THE REQUEST: Wherever a line holds the string "with", copy that line.

DATA:

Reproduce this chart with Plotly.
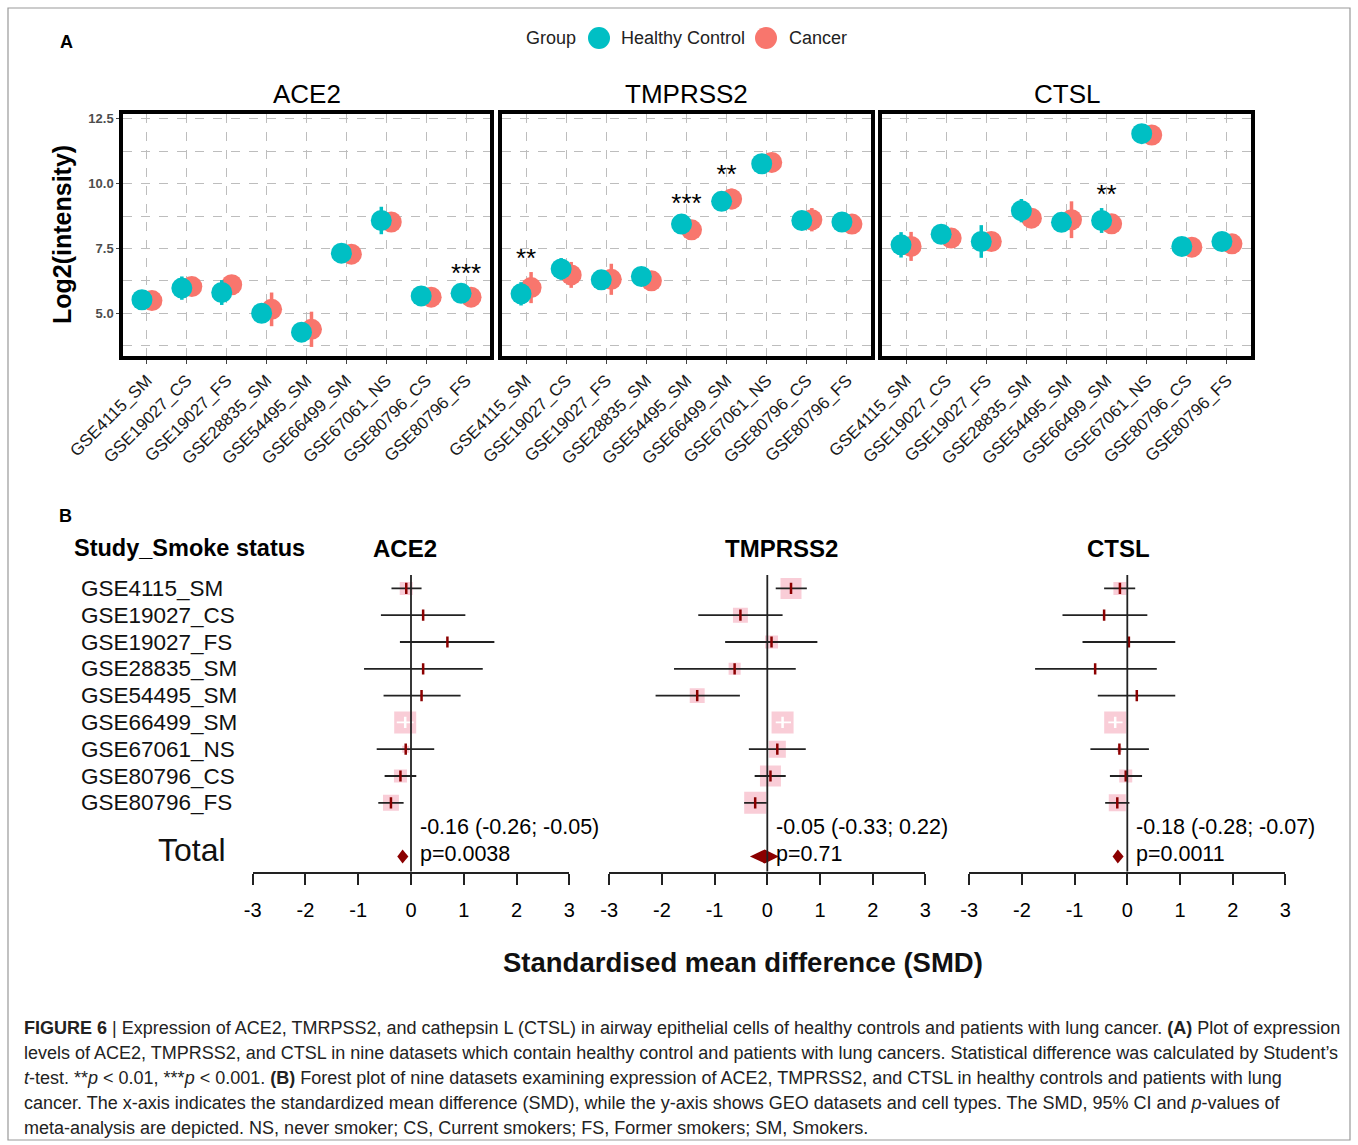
import plotly.graph_objects as go

W, H = 1358, 1145


def px(x):
    return x / W


def py(y):
    return 1 - y / H


FONT = "Liberation Sans, Arial, sans-serif"
TEAL = "#00BFC4"
RED = "#F8766D"
PINK = "#F6B8C6"
DARKRED = "#8B0000"
GRID = "#BDBDBD"

# ---------------- data ----------------
datasets = ["GSE4115_SM", "GSE19027_CS", "GSE19027_FS", "GSE28835_SM", "GSE54495_SM",
            "GSE66499_SM", "GSE67061_NS", "GSE80796_CS", "GSE80796_FS"]
genes = ["ACE2", "TMPRSS2", "CTSL"]

# Panel A : mean log2 intensity (Healthy control / Cancer) and error
ace2_hc = [5.52, 5.97, 5.80, 5.00, 4.27, 7.32, 8.58, 5.67, 5.77]
ace2_ca = [5.49, 6.03, 6.10, 5.15, 4.38, 7.28, 8.52, 5.62, 5.62]
ace2_hc_err = [0.25, 0.45, 0.48, 0.25, 0.25, 0.25, 0.53, 0.25, 0.25]
ace2_ca_err = [0.25, 0.25, 0.30, 0.65, 0.68, 0.25, 0.25, 0.25, 0.25]
ace2_sig = ["", "", "", "", "", "", "", "", "***"]

tmprss2_hc = [5.75, 6.71, 6.29, 6.42, 8.44, 9.32, 10.77, 8.58, 8.52]
tmprss2_ca = [5.99, 6.48, 6.31, 6.25, 8.22, 9.41, 10.82, 8.61, 8.44]
tmprss2_hc_err = [0.45, 0.42, 0.25, 0.25, 0.25, 0.25, 0.25, 0.25, 0.25]
tmprss2_ca_err = [0.60, 0.50, 0.60, 0.25, 0.25, 0.40, 0.25, 0.45, 0.25]
tmprss2_sig = ["**", "", "", "", "***", "**", "", "", ""]

ctsl_hc = [7.64, 8.05, 7.77, 8.96, 8.51, 8.58, 11.93, 7.58, 7.77]
ctsl_ca = [7.58, 7.90, 7.77, 8.67, 8.61, 8.45, 11.88, 7.55, 7.68]
ctsl_hc_err = [0.49, 0.25, 0.63, 0.45, 0.25, 0.48, 0.25, 0.25, 0.25]
ctsl_ca_err = [0.56, 0.25, 0.25, 0.25, 0.71, 0.25, 0.25, 0.25, 0.25]
ctsl_sig = ["", "", "", "", "", "**", "", "", ""]

y_ticks = [5.0, 7.5, 10.0, 12.5]
y_tick_labels = ["5.0", "7.5", "10.0", "12.5"]

# Panel B : standardised mean difference, 95% CI, weight (%)
ace2_smd = [-0.09, 0.23, 0.69, 0.23, 0.20, -0.11, -0.10, -0.20, -0.38]
ace2_lo = [-0.37, -0.57, -0.21, -0.89, -0.52, -0.27, -0.65, -0.50, -0.62]
ace2_hi = [0.20, 1.03, 1.58, 1.36, 0.94, 0.05, 0.44, 0.10, -0.14]
ace2_w = [14.0, 0.4, 0.4, 0.4, 0.8, 40.0, 4.0, 14.0, 21.0]

tmprss2_smd = [0.45, -0.51, 0.08, -0.62, -1.33, 0.29, 0.19, 0.06, -0.23]
tmprss2_lo = [0.16, -1.31, -0.80, -1.77, -2.12, 0.16, -0.35, -0.24, -0.44]
tmprss2_hi = [0.75, 0.29, 0.95, 0.54, -0.52, 0.45, 0.73, 0.35, -0.01]
tmprss2_w = [13.0, 6.6, 5.0, 4.3, 6.6, 14.3, 8.6, 13.0, 14.3]

ctsl_smd = [-0.14, -0.44, 0.03, -0.61, 0.18, -0.23, -0.15, -0.03, -0.19]
ctsl_lo = [-0.44, -1.23, -0.85, -1.75, -0.56, -0.36, -0.70, -0.33, -0.42]
ctsl_hi = [0.15, 0.38, 0.91, 0.56, 0.91, -0.09, 0.41, 0.28, 0.04]
ctsl_w = [14.0, 0.3, 0.3, 0.3, 0.3, 40.0, 2.0, 14.0, 24.0]

total_smd = [-0.16, -0.05, -0.18]
total_lo = [-0.26, -0.33, -0.28]
total_hi = [-0.05, 0.22, -0.07]
total_p = ["0.0038", "0.71", "0.0011"]

smd_ticks = [-3, -2, -1, 0, 1, 2, 3]
smd_tick_labels = ["-3", "-2", "-1", "0", "1", "2", "3"]

caption_lines = [
    "<b>FIGURE 6</b> | Expression of ACE2, TMRPSS2, and cathepsin L (CTSL) in airway epithelial cells of healthy controls and patients with lung cancer. <b>(A)</b> Plot of expression",
    "levels of ACE2, TMPRSS2, and CTSL in nine datasets which contain healthy control and patients with lung cancers. Statistical difference was calculated by Student’s",
    "<i>t</i>-test. **<i>p</i> &lt; 0.01, ***<i>p</i> &lt; 0.001. <b>(B)</b> Forest plot of nine datasets examining expression of ACE2, TMPRSS2, and CTSL in healthy controls and patients with lung",
    "cancer. The x-axis indicates the standardized mean difference (SMD), while the y-axis shows GEO datasets and cell types. The SMD, 95% CI and <i>p</i>-values of",
    "meta-analysis are depicted. NS, never smoker; CS, Current smokers; FS, Former smokers; SM, Smokers.",
]

panelA = [
    (ace2_hc, ace2_ca, ace2_hc_err, ace2_ca_err, ace2_sig),
    (tmprss2_hc, tmprss2_ca, tmprss2_hc_err, tmprss2_ca_err, tmprss2_sig),
    (ctsl_hc, ctsl_ca, ctsl_hc_err, ctsl_ca_err, ctsl_sig),
]
panelB = [
    (ace2_smd, ace2_lo, ace2_hi, ace2_w),
    (tmprss2_smd, tmprss2_lo, tmprss2_hi, tmprss2_w),
    (ctsl_smd, ctsl_lo, ctsl_hi, ctsl_w),
]

# ---------------- layout geometry (pixels) ----------------
A_x = [(123, 490), (502, 871), (882, 1251)]
A_top, A_bot = 114, 356
A_yrange = [3.35, 12.69]
B_x = [(252.7, 569.3), (609.2, 925.4), (969.2, 1285.4)]
B_header_x = [405, 782, 1118]
B_top, B_bot = 575, 871.7
B_yrange = [10.57, -0.5]
DODGE = 0.125

fig = go.Figure()
layout = dict(
    width=W, height=H, margin=dict(l=0, r=0, t=0, b=0, autoexpand=False),
    paper_bgcolor="white", plot_bgcolor="white",
    font=dict(family=FONT, color="black"), showlegend=False,
)
annotations = []
shapes = []


def note(x, y, text, size, xanchor="center", yanchor="middle", color="black", **kw):
    d = dict(xref="paper", yref="paper", x=x, y=y, text=text, showarrow=False,
             xanchor=xanchor, yanchor=yanchor, font=dict(size=size, color=color))
    d.update(kw)
    annotations.append(d)


cats = list(range(len(datasets)))

for k in range(3):
    sfx = "" if k == 0 else str(k + 1)
    xa, ya = "x" + sfx, "y" + sfx
    hc, ca, hce, cae, sig = panelA[k]
    fig.add_trace(go.Scatter(
        x=[c + DODGE for c in cats], y=ca, mode="markers", name="Cancer",
        marker=dict(size=21, color=RED),
        error_y=dict(type="data", array=cae, color=RED, thickness=3.5, width=0),
        xaxis=xa, yaxis=ya))
    fig.add_trace(go.Scatter(
        x=[c - DODGE for c in cats], y=hc, mode="markers", name="Healthy Control",
        marker=dict(size=21, color=TEAL),
        error_y=dict(type="data", array=hce, color=TEAL, thickness=3.5, width=0),
        xaxis=xa, yaxis=ya))
    sx = [c for c in cats if sig[c]]
    sy = [max(hc[c] + hce[c], ca[c] + cae[c]) + 0.45 for c in sx]
    fig.add_trace(go.Scatter(
        x=sx, y=sy, mode="text", text=[sig[c] for c in sx],
        textfont=dict(size=26, color="black", family=FONT),
        textposition="middle center", xaxis=xa, yaxis=ya))

    layout["xaxis" + sfx] = dict(
        domain=[px(A_x[k][0]), px(A_x[k][1])], anchor=ya, range=[-0.6, 8.6],
        tickmode="array", tickvals=cats, ticktext=datasets, tickangle=-45,
        tickfont=dict(size=17, color="#1a1a1a"), automargin=False,
        showline=True, mirror=True, linewidth=3.5, linecolor="black",
        showgrid=True, gridcolor=GRID, griddash="dash", gridwidth=1.2,
        ticks="outside", ticklen=4, tickcolor="#444", zeroline=False)
    layout["yaxis" + sfx] = dict(
        domain=[py(A_bot), py(A_top)], anchor=xa, range=A_yrange,
        tickmode="array", tickvals=y_ticks, ticktext=y_tick_labels,
        showticklabels=(k == 0), automargin=False,
        tickfont=dict(size=13, color="#4D4D4D", weight="bold"),
        showline=True, mirror=True, linewidth=3.5, linecolor="black",
        showgrid=True, gridcolor=GRID, griddash="dash", gridwidth=1.2,
        minor=dict(tickvals=[3.75, 6.25, 8.75, 11.25], showgrid=True,
                   gridcolor=GRID, griddash="dash", gridwidth=1.2, ticks=""),
        ticks="outside" if k == 0 else "", ticklen=3, tickcolor="#444",
        zeroline=False)
    note(px((A_x[k][0] + A_x[k][1]) / 2), py(94), genes[k], 26)

# Panel A labels
note(px(62), py(235), "<b>Log2(intensity)</b>", 25, textangle=-90)
note(px(58), py(42), "<b>A</b>", 18, xanchor="left")
note(px(57), py(516), "<b>B</b>", 18, xanchor="left")
# legend
note(px(578), py(38), "Group", 18, xanchor="right", color="#222")
shapes.append(dict(type="circle", xref="paper", yref="paper", x0=px(588), x1=px(610),
                   y0=py(49), y1=py(27), fillcolor=TEAL, line=dict(width=0)))
note(px(619), py(38), "Healthy Control", 18, xanchor="left", color="#222")
shapes.append(dict(type="circle", xref="paper", yref="paper", x0=px(755), x1=px(777),
                   y0=py(49), y1=py(27), fillcolor=RED, line=dict(width=0)))
note(px(787), py(38), "Cancer", 18, xanchor="left", color="#222")

# ---------------- Panel B forest plots ----------------
rows = list(range(len(datasets)))
for k in range(3):
    n = k + 4
    xa, ya = "x%d" % n, "y%d" % n
    smd, lo, hi, w = panelB[k]
    wmax = max(w)
    sizes = [22 * (wi / wmax) ** 0.5 for wi in w]
    px_per_unit = (B_x[k][1] - B_x[k][0]) / 6.0
    covered = [(hi[i] - lo[i]) * px_per_unit < sizes[i] for i in rows]

    fig.add_trace(go.Scatter(x=smd, y=rows, mode="markers",
                             marker=dict(symbol="square", size=sizes, color=PINK, line=dict(width=0)),
                             xaxis=xa, yaxis=ya))
    bx, by, wx, wy = [], [], [], []
    for i in rows:
        if covered[i]:
            wx += [lo[i], hi[i], None]
            wy += [i, i, None]
        else:
            bx += [lo[i], hi[i], None]
            by += [i, i, None]
    fig.add_trace(go.Scatter(x=bx, y=by, mode="lines", line=dict(color="#222", width=1.8),
                             xaxis=xa, yaxis=ya))
    fig.add_trace(go.Scatter(x=wx, y=wy, mode="lines", line=dict(color="white", width=1.8),
                             xaxis=xa, yaxis=ya))
    fig.add_trace(go.Scatter(x=smd, y=rows, mode="markers",
                             marker=dict(symbol="line-ns", size=8,
                                         line=dict(width=2.5, color=["white" if c else DARKRED for c in covered])),
                             xaxis=xa, yaxis=ya))
    t, l, h = total_smd[k], total_lo[k], total_hi[k]
    fig.add_trace(go.Scatter(x=[l, t, h, t, l], y=[10, 9.74, 10, 10.26, 10], mode="lines",
                             fill="toself", fillcolor=DARKRED, line=dict(width=0, color=DARKRED),
                             xaxis=xa, yaxis=ya))
    shapes.append(dict(type="line", xref=xa, yref=ya, x0=0, x1=0, y0=-0.5, y1=B_yrange[0],
                       line=dict(color="#222", width=1.8)))
    annotations.append(dict(xref=xa, yref=ya, x=0, y=8.92, xshift=7, xanchor="left",
                            yanchor="middle", text="%.2f (%.2f; %.2f)" % (t, l, h),
                            showarrow=False, font=dict(size=21.5, color="black")))
    annotations.append(dict(xref=xa, yref=ya, x=0, y=9.92, xshift=7, xanchor="left",
                            yanchor="middle", text="p=" + total_p[k], showarrow=False,
                            font=dict(size=21.5, color="black")))
    note(px(B_header_x[k]), py(548), "<b>%s</b>" % genes[k], 24)
    layout[xa.replace("x", "xaxis")] = dict(
        domain=[px(B_x[k][0]), px(B_x[k][1])], anchor=ya, range=[-3, 3],
        tickmode="array", tickvals=smd_ticks, ticktext=smd_tick_labels,
        tickfont=dict(size=20, color="black"), ticks="outside", ticklen=11,
        tickwidth=1.8, tickcolor="#222", showline=True, linewidth=1.8, linecolor="#222",
        showgrid=False, zeroline=False, ticklabelstandoff=8, automargin=False)
    layout[ya.replace("y", "yaxis")] = dict(
        domain=[py(B_bot), py(B_top)], anchor=xa, range=B_yrange, visible=False,
        automargin=False)

# forest header and rows
note(px(72), py(548), "<b>Study_Smoke status</b>", 23.5, xanchor="left")
for i, name in enumerate(datasets):
    annotations.append(dict(xref="paper", yref="y4", x=px(78.5), y=i, xanchor="left",
                            yanchor="middle", text=name, showarrow=False,
                            font=dict(size=22.5, color="#111")))
annotations.append(dict(xref="paper", yref="y4", x=px(156), y=9.76, xanchor="left",
                        yanchor="middle", text="Total", showarrow=False,
                        font=dict(size=32, color="#111")))
note(px(743), py(962), "<b>Standardised mean difference (SMD)</b>", 27.5, color="#111")

# caption
for j, line in enumerate(caption_lines):
    note(px(22), py(1028 + 25 * j), line, 18, xanchor="left", color="#222")

# outer border
shapes.append(dict(type="rect", xref="paper", yref="paper", x0=px(8), x1=px(1350),
                   y0=py(1140), y1=py(8), line=dict(color="#999", width=1.2)))

layout["annotations"] = annotations
layout["shapes"] = shapes
fig.update_layout(**layout)

fig.write_html("out.html", config={"displayModeBar": False},
               post_script="document.body.style.margin='0';document.body.style.overflow='hidden';")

RESULT FOR THIS TASK:
Reproduce this chart with Plotly.
    "<b>FIGURE 6</b> | Expression of ACE2, TMRPSS2, and cathepsin L (CTSL) in airway epithelial cells of healthy controls and patients with lung cancer. <b>(A)</b> Plot of expression",
    "levels of ACE2, TMPRSS2, and CTSL in nine datasets which contain healthy control and patients with lung cancers. Statistical difference was calculated by Student’s",
    "<i>t</i>-test. **<i>p</i> &lt; 0.01, ***<i>p</i> &lt; 0.001. <b>(B)</b> Forest plot of nine datasets examining expression of ACE2, TMPRSS2, and CTSL in healthy controls and patients with lung",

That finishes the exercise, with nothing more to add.